--- start AVAILABLE DATA ---

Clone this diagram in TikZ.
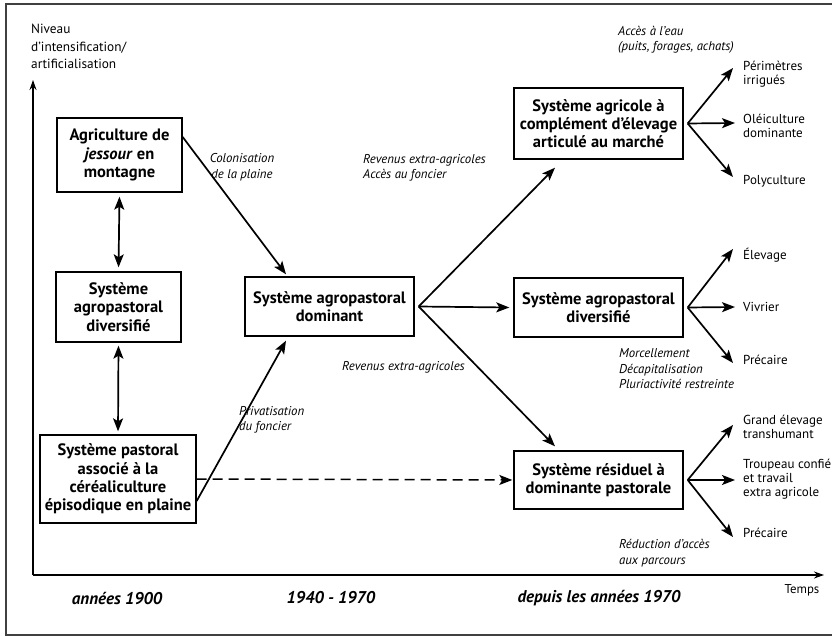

--- end AVAILABLE DATA ---
--- start AVAILABLE DATA ---

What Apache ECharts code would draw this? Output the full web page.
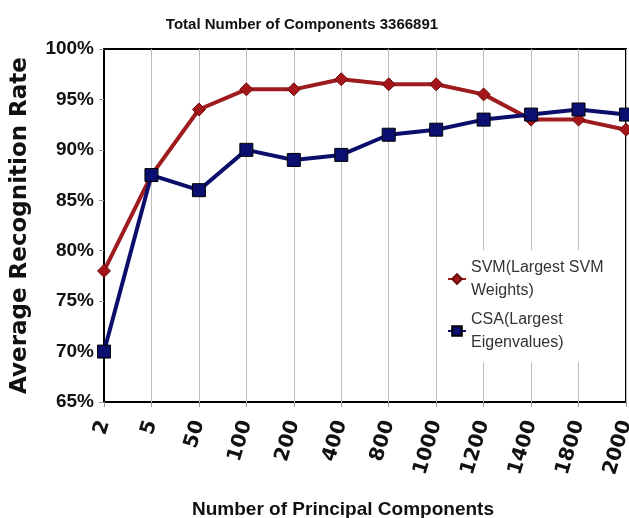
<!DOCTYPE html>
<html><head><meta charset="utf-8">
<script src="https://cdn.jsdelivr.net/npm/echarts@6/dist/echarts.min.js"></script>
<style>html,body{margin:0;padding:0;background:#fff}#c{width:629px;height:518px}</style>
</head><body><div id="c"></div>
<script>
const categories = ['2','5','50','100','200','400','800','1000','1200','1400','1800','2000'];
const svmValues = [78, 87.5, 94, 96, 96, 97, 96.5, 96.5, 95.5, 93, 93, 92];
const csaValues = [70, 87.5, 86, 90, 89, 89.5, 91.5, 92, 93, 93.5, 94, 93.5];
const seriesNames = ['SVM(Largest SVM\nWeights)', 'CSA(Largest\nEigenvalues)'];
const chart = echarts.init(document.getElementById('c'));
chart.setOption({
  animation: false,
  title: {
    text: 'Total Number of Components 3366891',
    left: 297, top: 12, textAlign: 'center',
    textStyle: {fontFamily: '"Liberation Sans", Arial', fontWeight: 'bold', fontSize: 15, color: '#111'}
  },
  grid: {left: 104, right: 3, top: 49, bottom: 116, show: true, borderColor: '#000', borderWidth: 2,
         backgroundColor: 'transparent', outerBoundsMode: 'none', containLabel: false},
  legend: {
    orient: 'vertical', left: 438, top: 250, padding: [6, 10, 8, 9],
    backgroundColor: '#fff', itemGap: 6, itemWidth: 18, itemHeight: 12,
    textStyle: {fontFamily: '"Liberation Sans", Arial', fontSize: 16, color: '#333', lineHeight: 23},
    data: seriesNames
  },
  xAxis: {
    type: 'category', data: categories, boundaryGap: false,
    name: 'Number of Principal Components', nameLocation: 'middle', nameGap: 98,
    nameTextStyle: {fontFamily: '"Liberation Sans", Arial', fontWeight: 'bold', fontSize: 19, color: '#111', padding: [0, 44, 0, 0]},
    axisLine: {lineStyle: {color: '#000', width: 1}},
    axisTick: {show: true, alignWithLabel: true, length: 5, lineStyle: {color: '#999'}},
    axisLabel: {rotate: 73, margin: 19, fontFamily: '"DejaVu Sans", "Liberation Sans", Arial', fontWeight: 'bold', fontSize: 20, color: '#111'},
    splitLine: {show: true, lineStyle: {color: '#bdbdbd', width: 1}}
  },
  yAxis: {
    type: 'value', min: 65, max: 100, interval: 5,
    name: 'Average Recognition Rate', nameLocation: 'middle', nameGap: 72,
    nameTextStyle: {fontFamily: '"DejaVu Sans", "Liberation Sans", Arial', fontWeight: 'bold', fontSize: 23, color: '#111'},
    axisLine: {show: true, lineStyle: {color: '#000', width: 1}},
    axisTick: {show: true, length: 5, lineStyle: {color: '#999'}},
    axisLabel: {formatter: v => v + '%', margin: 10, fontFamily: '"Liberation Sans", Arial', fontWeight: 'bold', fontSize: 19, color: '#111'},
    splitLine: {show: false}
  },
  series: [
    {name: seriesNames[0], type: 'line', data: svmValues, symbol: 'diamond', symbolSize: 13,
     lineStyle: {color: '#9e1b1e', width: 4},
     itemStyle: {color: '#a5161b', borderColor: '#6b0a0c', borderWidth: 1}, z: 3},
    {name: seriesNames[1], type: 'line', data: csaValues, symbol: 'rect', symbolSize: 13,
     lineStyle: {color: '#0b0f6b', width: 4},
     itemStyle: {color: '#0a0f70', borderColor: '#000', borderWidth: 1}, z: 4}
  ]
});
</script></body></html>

--- end AVAILABLE DATA ---

Going over the lines above, work out how many include "this", then give only that number.

2